• _Requirement_: Below are some records. Retype exactly the lines from the one containing "Give me the Bokeh source for this chart." through the one containing "import math", both included, skipping every picture.

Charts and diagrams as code
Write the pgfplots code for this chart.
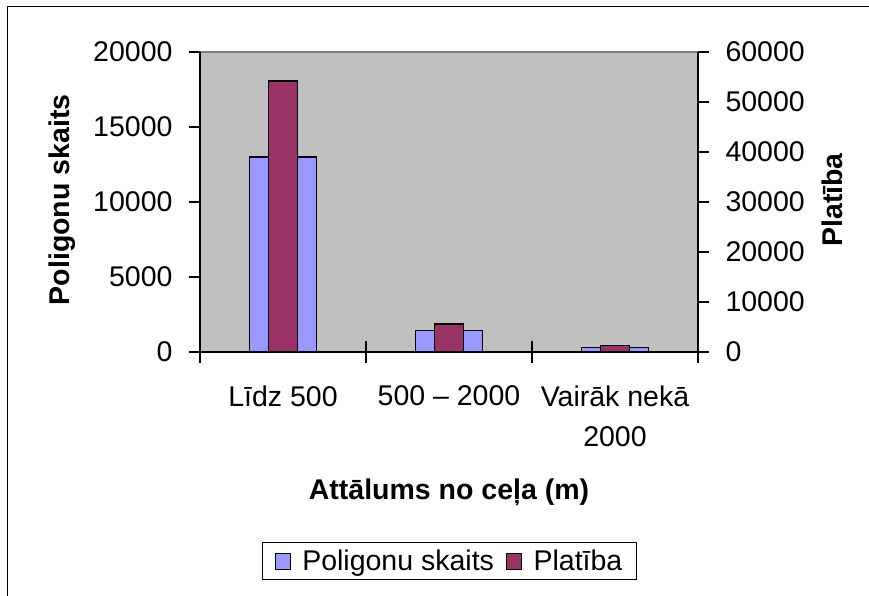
\documentclass[border=0pt]{standalone}
\usepackage{fontspec}
\setmainfont{Liberation Sans}
\usepackage{pgfplots}
\pgfplotsset{compat=1.18}
\definecolor{plotgray}{RGB}{192,192,192}
\definecolor{barblue}{RGB}{153,153,255}
\definecolor{barmaroon}{RGB}{153,51,102}
\newcommand{\cf}{\fontsize{28.5}{40}\selectfont}
\pgfplotsset{sqlegend/.style={legend image code/.code={\path[draw=none,fill=none] (0pt,0pt) -- (25pt,0pt); \draw[##1] (0pt,-8pt) rectangle (15pt,8pt);}}}
\begin{document}
\begin{tikzpicture}[x=1pt,y=1pt]
\useasboundingbox (0,0) rectangle (869,595);
\draw[line width=1pt] (7,-20) -- (7,588) -- (900,588);
\begin{axis}[
  at={(200pt,243pt)}, anchor=south west,
  scale only axis, width=498pt, height=300pt,
  xmin=-0.5, xmax=2.5, ymin=0, ymax=20000,
  axis x line=bottom, axis y line=left,
  axis line style={-, line width=1.2pt, black},
  axis background/.style={fill=plotgray, draw=gray, line width=1.2pt},
  xtick={0,1,2},
  xticklabels={L\={\i}dz 500, 500 – 2000, {Vair\={a}k nek\={a}\\2000}},
  major x tick style={draw=none},
  minor xtick={-0.5,0.5,1.5,2.5},
  minor tick length=22pt,
  xtick align=center,
  ytick={0,5000,10000,15000,20000},
  scaled y ticks=false,
  ytick align=outside,
  major tick length=11pt,
  tick style={line width=1.2pt, black},
  tick label style={font=\cf},
  /pgf/number format/assume math mode=true,
  /pgf/number format/1000 sep={},
  xticklabel style={align=center, yshift=-25pt},
  yticklabel style={xshift=-13pt},
  xlabel={Attālums no ceļa (m)},
  xlabel style={font=\cf\bfseries, at={(axis description cs:0.5,-0.4667)}, anchor=center},
  ylabel={Poligonu skaits},
  ylabel style={font=\cf\bfseries, at={(axis description cs:-0.277,0.507)}, anchor=center},
]
\addplot[ybar, bar width=0.4, bar shift=0pt, fill=barblue, draw=black, line width=1.2pt]
  coordinates {(0,13000) (1,1450) (2,290)};
\end{axis}
\begin{axis}[
  at={(200pt,243pt)}, anchor=south west,
  scale only axis, width=498pt, height=300pt,
  xmin=-0.5, xmax=2.5, ymin=0, ymax=60000,
  axis x line=none, axis y line=right,
  axis line style={-, line width=1.2pt, black},
  ytick={0,10000,20000,30000,40000,50000,60000},
  scaled y ticks=false,
  ytick align=outside,
  major tick length=11pt,
  tick style={line width=1.2pt, black},
  tick label style={font=\cf},
  yticklabel style={xshift=13pt},
  /pgf/number format/assume math mode=true,
  /pgf/number format/1000 sep={},
  ylabel={Platība},
  ylabel style={font=\cf\bfseries, at={(axis description cs:1.269,0.507)}, anchor=center},
  legend columns=2,
  legend style={at={(axis description cs:0.501,-0.697)}, anchor=center, draw=black,
    line width=1.2pt, font=\cf, nodes={inner sep=2pt}, inner xsep=12pt, inner ysep=5.5pt,
    /tikz/every even column/.append style={column sep=10pt}},
]
\addlegendimage{sqlegend, fill=barblue, draw=black, line width=1.2pt}
\addlegendentry{Poligonu skaits}
\addplot[ybar, bar width=0.175, bar shift=0pt, fill=barmaroon, draw=black, line width=1.2pt, sqlegend]
  coordinates {(0,54200) (1,5600) (2,1260)};
\addlegendentry{Platība}
\end{axis}
\end{tikzpicture}
\end{document}
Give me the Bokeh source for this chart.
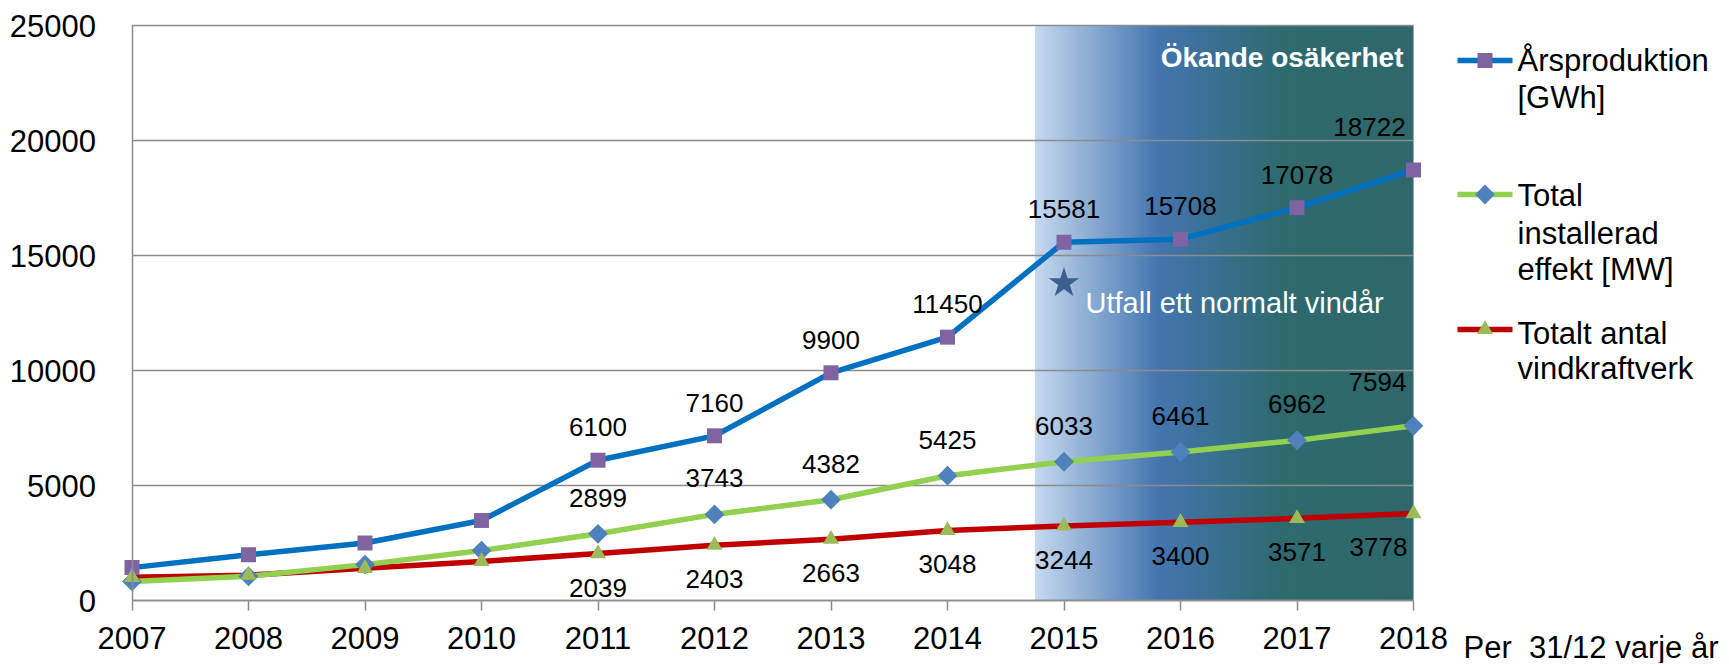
from bokeh.plotting import figure
from bokeh.models import Range1d, FixedTicker, ColumnDataSource, Label
from bokeh.embed import file_html
from bokeh.resources import INLINE
from bokeh.core.properties import value
import math

# ---------------- data ----------------
years = [2007, 2008, 2009, 2010, 2011, 2012, 2013, 2014, 2015, 2016, 2017, 2018]
arsproduktion = [1430, 1990, 2500, 3480, 6100, 7160, 9900, 11450, 15581, 15708, 17078, 18722]
installerad = [830, 1050, 1560, 2170, 2899, 3743, 4382, 5425, 6033, 6461, 6962, 7594]
antal = [1010, 1100, 1400, 1700, 2039, 2403, 2663, 3048, 3244, 3400, 3571, 3778]
normal_year = [2015]
normal_value = [13800]
y_ticks = [0, 5000, 10000, 15000, 20000, 25000]
label_from_year = 2011

legend_names = [["Årsproduktion", "[GWh]"],
                ["Total", "installerad", "effekt [MW]"],
                ["Totalt antal", "vindkraftverk"]]
x_note = "Per\u00a0 31/12 varje år"

# ---------------- layout / style ----------------
FONT = "Liberation Sans"
W, H = 1727, 663
X2007_PX, PX_PER_YEAR = 131.5, 116.5
Y0_PX, PX_PER_UNIT = 600.0, 575.0 / 25000
BASE_FIX = 9.5  # Bokeh places alphabetic baselines slightly lower


def px2x(sx):
    return 2007 + (sx - X2007_PX) / PX_PER_YEAR


def py2y(sy):
    return (Y0_PX - sy) / PX_PER_UNIT


BLUE, GREEN, RED = "#0070C0", "#92D050", "#C00000"
PURPLE, DIAMOND, TRI = "#8064A2", "#4F81BD", "#9BBB59"
GRID = "#8C8C8C"

p = figure(width=W, height=H, output_backend="svg", toolbar_location=None,
           x_range=Range1d(px2x(0), px2x(W)),
           y_range=Range1d(py2y(H), py2y(0)),
           min_border=0)
p.outline_line_color = None
p.xgrid.visible = False
p.ygrid.visible = False

# gradient band "Ökande osäkerhet"
band_start, band_end = 2014.75, 2018
stops = [(0.0, "#C6D9F0"), (0.325, "#4475B0"), (0.65, "#2E6A6E"), (1.0, "#2E686A")]


def hex2rgb(h):
    return tuple(int(h[i:i + 2], 16) for i in (1, 3, 5))


def interp(t):
    for (t0, c0), (t1, c1) in zip(stops[:-1], stops[1:]):
        if t <= t1:
            f = (t - t0) / (t1 - t0) if t1 > t0 else 0
            a, b = hex2rgb(c0), hex2rgb(c1)
            return "#%02x%02x%02x" % tuple(round(a[k] + (b[k] - a[k]) * f) for k in range(3))
    return stops[-1][1]


N = 120
dw = (band_end - band_start) / N
lefts = [band_start + i * dw for i in range(N)]
rights = [min(band_end, l + dw * 1.6) for l in lefts]
cols = [interp((i + 0.5) / N) for i in range(N)]
p.quad(left=lefts, right=rights, bottom=y_ticks[0], top=y_ticks[-1], fill_color=cols, line_color=None)

# gridlines
p.segment(x0=[years[0]] * len(y_ticks), x1=[years[-1]] * len(y_ticks), y0=y_ticks, y1=y_ticks,
          line_color=GRID, line_width=1.5)

# axes (placed at data positions inside the full-canvas frame)
p.yaxis.fixed_location = years[0]
p.yaxis.bounds = (y_ticks[0], y_ticks[-1])
p.yaxis.ticker = FixedTicker(ticks=y_ticks)
p.yaxis.axis_line_color = GRID
p.yaxis.axis_line_width = 1.5
p.yaxis.major_tick_out = 0
p.yaxis.major_tick_in = 0
p.yaxis.minor_tick_line_color = None
p.yaxis.major_label_standoff = 36
p.xaxis.fixed_location = y_ticks[0]
p.xaxis.bounds = (years[0], years[-1])
p.xaxis.ticker = FixedTicker(ticks=years)
p.xaxis.axis_line_color = GRID
p.xaxis.axis_line_width = 1.5
p.xaxis.major_tick_line_color = GRID
p.xaxis.major_tick_line_width = 1.5
p.xaxis.major_tick_out = 10
p.xaxis.major_tick_in = 0
p.xaxis.minor_tick_line_color = None
p.xaxis.major_label_standoff = 16
for ax in (p.xaxis, p.yaxis):
    ax.major_label_text_font = FONT
    ax.major_label_text_font_size = "31px"
    ax.major_label_text_color = "black"

# series
p.line(years, antal, line_color=RED, line_width=5.5, line_join="round")
p.line(years, installerad, line_color=GREEN, line_width=5.5, line_join="round")
p.line(years, arsproduktion, line_color=BLUE, line_width=5.5, line_join="round")
p.scatter(years, arsproduktion, marker="square", size=15, fill_color=PURPLE, line_color=None)
p.scatter(years, installerad, marker="square", size=14, angle=math.pi / 4,
          fill_color=DIAMOND, line_color=None)
p.scatter(years, antal, marker="triangle", size=16, fill_color=TRI, line_color=None)

# normal wind year star
p.scatter(normal_year, normal_value, marker="star", size=32, fill_color="#3B5F8F", line_color=None)
p.text(normal_year, normal_value, text=["Utfall ett normalt vindår"], x_offset=21.5,
       y_offset=29.5 - BASE_FIX,
       text_font=value(FONT), text_font_size="29px", text_color="white",
       text_align="left", text_baseline="alphabetic")

p.text([band_end], [y_ticks[-1]], text=["Ökande osäkerhet"], x_offset=-10, y_offset=41 - BASE_FIX,
       text_font=value(FONT), text_font_size="28px", text_font_style="bold",
       text_color="white", text_align="right", text_baseline="alphabetic")

# data labels
prod_dx = [0, 0, 0, 0, 0, 0, 0, -44]
prod_dy = [-33, -33, -33, -33, -33, -33, -33, -43]
inst_dx = [0, 0, 0, 0, 0, 0, 0, -36]
inst_dy = [-36, -36, -36, -36, -36, -36, -36, -44]
antal_dx = [0, 0, 0, 0, 0, 0, 0, -35]
antal_dy = [34, 34, 34, 34, 34, 34, 34, 33]

for vals, dx, dy in ((arsproduktion, prod_dx, prod_dy),
                     (installerad, inst_dx, inst_dy),
                     (antal, antal_dx, antal_dy)):
    idx = [i for i, y in enumerate(years) if y >= label_from_year]
    src = ColumnDataSource(dict(x=[years[i] for i in idx], y=[vals[i] for i in idx],
                                t=[str(vals[i]) for i in idx], dx=dx, dy=dy))
    p.text(x="x", y="y", text="t", x_offset="dx", y_offset="dy", source=src,
           text_font=value(FONT), text_font_size="26px", text_color="black",
           text_align="center", text_baseline="middle")

# legend (manual)
leg_line_y = [60, 194, 329]
leg_text_base = [[69, 106], [204, 242, 278], [342, 377]]
leg_colors = [BLUE, GREEN, RED]
lx0, lx1, ltx = 1457, 1512, 1517
for k in range(3):
    yy = py2y(leg_line_y[k])
    p.line([px2x(lx0), px2x(lx1)], [yy, yy], line_color=leg_colors[k], line_width=5.5)
xm = [px2x((lx0 + lx1) / 2)]
p.scatter(xm, [py2y(leg_line_y[0])], marker="square", size=15, fill_color=PURPLE, line_color=None)
p.scatter(xm, [py2y(leg_line_y[1])], marker="square", size=14, angle=math.pi / 4,
          fill_color=DIAMOND, line_color=None)
p.scatter(xm, [py2y(leg_line_y[2])], marker="triangle", size=16, fill_color=TRI, line_color=None)
for names, bases in zip(legend_names, leg_text_base):
    for name, b in zip(names, bases):
        p.add_layout(Label(x=px2x(ltx), y=py2y(b - BASE_FIX), text=name, text_font=FONT,
                           text_font_size="31px", text_color="black",
                           text_align="left", text_baseline="alphabetic"))

p.add_layout(Label(x=px2x(1463), y=py2y(656 - BASE_FIX), text=x_note, text_font=FONT,
                   text_font_size="31px", text_color="black",
                   text_align="left", text_baseline="alphabetic"))

open("out.html", "w").write(file_html(p, INLINE))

• _Finished answer_:
Give me the Bokeh source for this chart.
from bokeh.plotting import figure
from bokeh.models import Range1d, FixedTicker, ColumnDataSource, Label
from bokeh.embed import file_html
from bokeh.resources import INLINE
from bokeh.core.properties import value
import math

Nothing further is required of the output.